■ PROBLEM DESCRIPTION: Copy everything in the data below exactly except the pictures.

#### DATA SECTION

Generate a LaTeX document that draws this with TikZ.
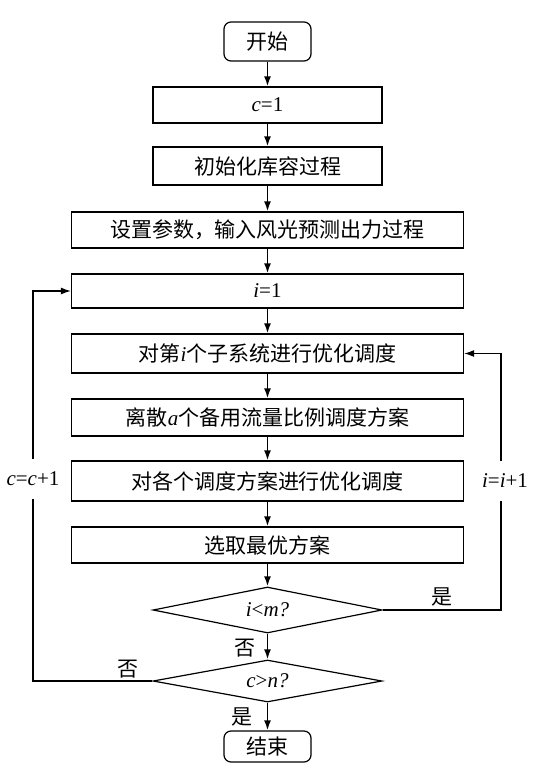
\documentclass[tikz,border=0pt]{standalone}
\usepackage{fontspec}
\setmainfont{Liberation Serif}
\newfontfamily\cjk{Noto Sans CJK SC}
\usetikzlibrary{shapes.geometric,arrows.meta}
\tikzset{
  base/.style={draw, line width=1.2pt, inner sep=0pt, font=\fontsize{21pt}{25pt}\selectfont},
  procbox/.style={base, rectangle},
  termbox/.style={base, rectangle, rounded corners=7pt},
  decbox/.style={base, diamond, aspect=5},
  flow/.style={line width=1.8pt, -{Latex[length=10pt,width=7pt]}},
  loopline/.style={line width=1.2pt, -{Latex[length=10pt,width=7pt]}},
  lbl/.style={inner sep=0pt, font=\fontsize{21pt}{25pt}\selectfont},
  gaplbl/.style={fill=white, inner xsep=1pt, minimum height=40pt, font=\fontsize{21pt}{25pt}\selectfont}
}
\begin{document}
\begin{tikzpicture}[x=1pt,y=-1pt]
\useasboundingbox (0,0) rectangle (539,777);
\node[termbox, minimum width=87pt, minimum height=39pt] (start) at (267.5,41.5) {\cjk 开始};
\node[procbox, minimum width=229pt, minimum height=36pt] (c1) at (267.5,105) {\textit{c}=1};
\node[procbox, minimum width=229pt, minimum height=38pt] (init) at (267.5,166) {\cjk 初始化库容过程};
\node[procbox, minimum width=392pt, minimum height=36pt] (set) at (267.5,230) {\cjk 设置参数，输入风光预测出力过程};
\node[procbox, minimum width=392pt, minimum height=34pt] (i1) at (267.5,291) {\textit{i}=1};
\node[procbox, minimum width=392pt, minimum height=39pt] (sub) at (267.5,353.5) {{\cjk 对第}\textit{i}{\cjk 个子系统进行优化调度}};
\node[procbox, minimum width=392pt, minimum height=37pt] (disc) at (267.5,417.5) {{\cjk 离散}\textit{a}{\cjk 个备用流量比例调度方案}};
\node[procbox, minimum width=392pt, minimum height=40pt] (each) at (267.5,481) {\cjk 对各个调度方案进行优化调度};
\node[procbox, minimum width=392pt, minimum height=36pt] (sel) at (267.5,545) {\cjk 选取最优方案};
\node[decbox, minimum width=229pt, minimum height=46pt] (d1) at (267.5,610) {\textit{i}<\textit{m?}};
\node[decbox, minimum width=229pt, minimum height=42pt] (d2) at (267.5,681) {\textit{c}>\textit{n?}};
\node[termbox, minimum width=87pt, minimum height=31pt] (end) at (267.5,746.5) {\cjk 结束};

\draw[flow] (start) -- (c1);
\draw[flow] (c1) -- (init);
\draw[flow] (init) -- (set);
\draw[flow] (set) -- (i1);
\draw[flow] (i1) -- (sub);
\draw[flow] (sub) -- (disc);
\draw[flow] (disc) -- (each);
\draw[flow] (each) -- (sel);
\draw[flow] (sel) -- (d1);
\draw[flow] (d1) -- (d2);
\draw[flow] (d2) -- (end);

\coordinate (lcorner) at (33,681);
\coordinate (rcorner) at (501,610);
\draw[loopline] (d2.west) -- (lcorner) |- (i1.west);
\draw[loopline] (d1.east) -- (rcorner) |- (sub.east);

\node[gaplbl] (cinc) at (33,479) {\textit{c}=\textit{c}+1};
\node[gaplbl] (iinc) at (505,481) {\textit{i}=\textit{i}+1};

\node[lbl] (no1) at (245,648) {\cjk 否};
\node[lbl] (yes2) at (242,717) {\cjk 是};
\node[lbl] (no2) at (128,669) {\cjk 否};
\node[lbl] (yes1) at (442,597) {\cjk 是};
\end{tikzpicture}
\end{document}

########

■ THE OUTPUT:
Generate a LaTeX document that draws this with TikZ.
\documentclass[tikz,border=0pt]{standalone}
\usepackage{fontspec}
\setmainfont{Liberation Serif}
\newfontfamily\cjk{Noto Sans CJK SC}
\usetikzlibrary{shapes.geometric,arrows.meta}
\tikzset{
  base/.style={draw, line width=1.2pt, inner sep=0pt, font=\fontsize{21pt}{25pt}\selectfont},
  procbox/.style={base, rectangle},
  termbox/.style={base, rectangle, rounded corners=7pt},
  decbox/.style={base, diamond, aspect=5},
  flow/.style={line width=1.8pt, -{Latex[length=10pt,width=7pt]}},
  loopline/.style={line width=1.2pt, -{Latex[length=10pt,width=7pt]}},
  lbl/.style={inner sep=0pt, font=\fontsize{21pt}{25pt}\selectfont},
  gaplbl/.style={fill=white, inner xsep=1pt, minimum height=40pt, font=\fontsize{21pt}{25pt}\selectfont}
}
\begin{document}
\begin{tikzpicture}[x=1pt,y=-1pt]
\useasboundingbox (0,0) rectangle (539,777);
\node[termbox, minimum width=87pt, minimum height=39pt] (start) at (267.5,41.5) {\cjk 开始};
\node[procbox, minimum width=229pt, minimum height=36pt] (c1) at (267.5,105) {\textit{c}=1};
\node[procbox, minimum width=229pt, minimum height=38pt] (init) at (267.5,166) {\cjk 初始化库容过程};
\node[procbox, minimum width=392pt, minimum height=36pt] (set) at (267.5,230) {\cjk 设置参数，输入风光预测出力过程};
\node[procbox, minimum width=392pt, minimum height=34pt] (i1) at (267.5,291) {\textit{i}=1};
\node[procbox, minimum width=392pt, minimum height=39pt] (sub) at (267.5,353.5) {{\cjk 对第}\textit{i}{\cjk 个子系统进行优化调度}};
\node[procbox, minimum width=392pt, minimum height=37pt] (disc) at (267.5,417.5) {{\cjk 离散}\textit{a}{\cjk 个备用流量比例调度方案}};
\node[procbox, minimum width=392pt, minimum height=40pt] (each) at (267.5,481) {\cjk 对各个调度方案进行优化调度};
\node[procbox, minimum width=392pt, minimum height=36pt] (sel) at (267.5,545) {\cjk 选取最优方案};
\node[decbox, minimum width=229pt, minimum height=46pt] (d1) at (267.5,610) {\textit{i}<\textit{m?}};
\node[decbox, minimum width=229pt, minimum height=42pt] (d2) at (267.5,681) {\textit{c}>\textit{n?}};
\node[termbox, minimum width=87pt, minimum height=31pt] (end) at (267.5,746.5) {\cjk 结束};

\draw[flow] (start) -- (c1);
\draw[flow] (c1) -- (init);
\draw[flow] (init) -- (set);
\draw[flow] (set) -- (i1);
\draw[flow] (i1) -- (sub);
\draw[flow] (sub) -- (disc);
\draw[flow] (disc) -- (each);
\draw[flow] (each) -- (sel);
\draw[flow] (sel) -- (d1);
\draw[flow] (d1) -- (d2);
\draw[flow] (d2) -- (end);

\coordinate (lcorner) at (33,681);
\coordinate (rcorner) at (501,610);
\draw[loopline] (d2.west) -- (lcorner) |- (i1.west);
\draw[loopline] (d1.east) -- (rcorner) |- (sub.east);

\node[gaplbl] (cinc) at (33,479) {\textit{c}=\textit{c}+1};
\node[gaplbl] (iinc) at (505,481) {\textit{i}=\textit{i}+1};

\node[lbl] (no1) at (245,648) {\cjk 否};
\node[lbl] (yes2) at (242,717) {\cjk 是};
\node[lbl] (no2) at (128,669) {\cjk 否};
\node[lbl] (yes1) at (442,597) {\cjk 是};
\end{tikzpicture}
\end{document}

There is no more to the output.